Motivation: why did we create a building pre-annotation algorithm

Aerial images annotation is a tedious work, and annotating hundreds of thousands of buildings takes a lot of effort and funds. Here at SuperAnnotate we strive to use state of the art computer vision technology to automate and accelerate the creation of pixel-perfect annotations. As a part of that effort, several smart pre-annotation algorithms were integrated into the (SuperAnnotate) platform, allowing our users to “fix” the auto-generated annotations, instead of starting from scratch. This allows our users to generate annotations of the same quality with less effort.

See Fig. 2 on how to get the auto-generated annotations on the SuperAnnotate vector projects.

Fig. 2: Steps to run smart predictions on vector projects on SuperAnnotate. Left: First, select images then click on the smart-prediction icon. Right: Choose “Building detection from aerial imagery” from the available model's list.

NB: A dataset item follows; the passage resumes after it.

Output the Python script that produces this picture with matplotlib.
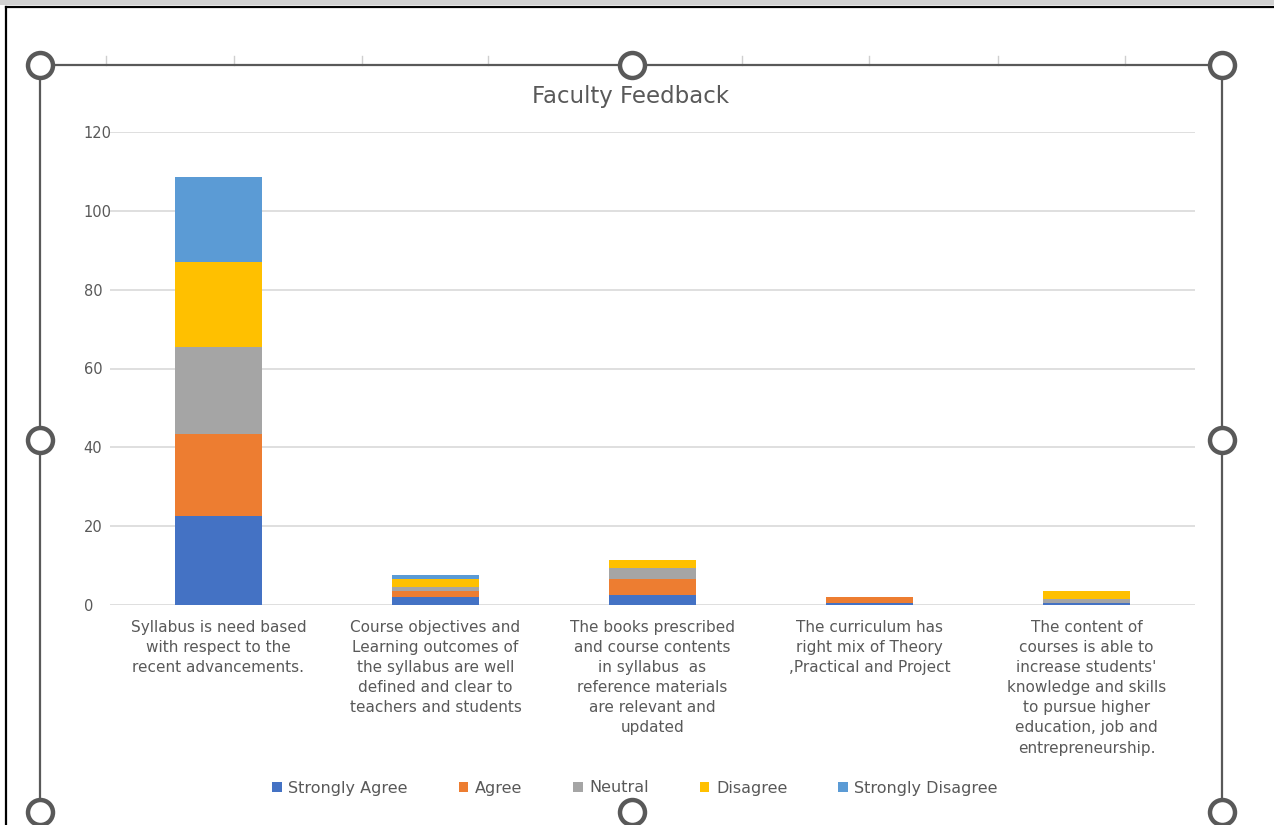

The algorithm and code description

Our algorithm is based on the winning solution of Spacenet Building DetectionSpaceNet is a corpus of commercial satellite imagery and labeled training data to use for machine learning research. They host building and road detection challenges and open-source the best solutions.

The winner of the second building detection challenge uses a segmentation algorithm called U-Net, then cuts the segmentation mask into building footprints. U-Net architecture is shown in Figure 2. It can be summarized as an encoder-decoder network, with skip connections between the corresponding layers of encoder and decoder. U-Net is fast to train and has good performance even on relatively small datasets. Winner of the Spacenet challenge used only 4 layers instead of 5 by removing the last layer with 1024 channels. We verified that adding the layer back does not result in any improvement.

We merged the datasets of Vegas, Paris and Shanghai and trained a single network on the whole data. We did not use Khartoum city annotations due to lower quality of annotations. We also added some augmentation, which helped the network adapt to images from cities not present in the training data. Our pytorch code is open-sourced here with all the necessary instructions. We were able to achieve an IoU of 0.545 on the test set.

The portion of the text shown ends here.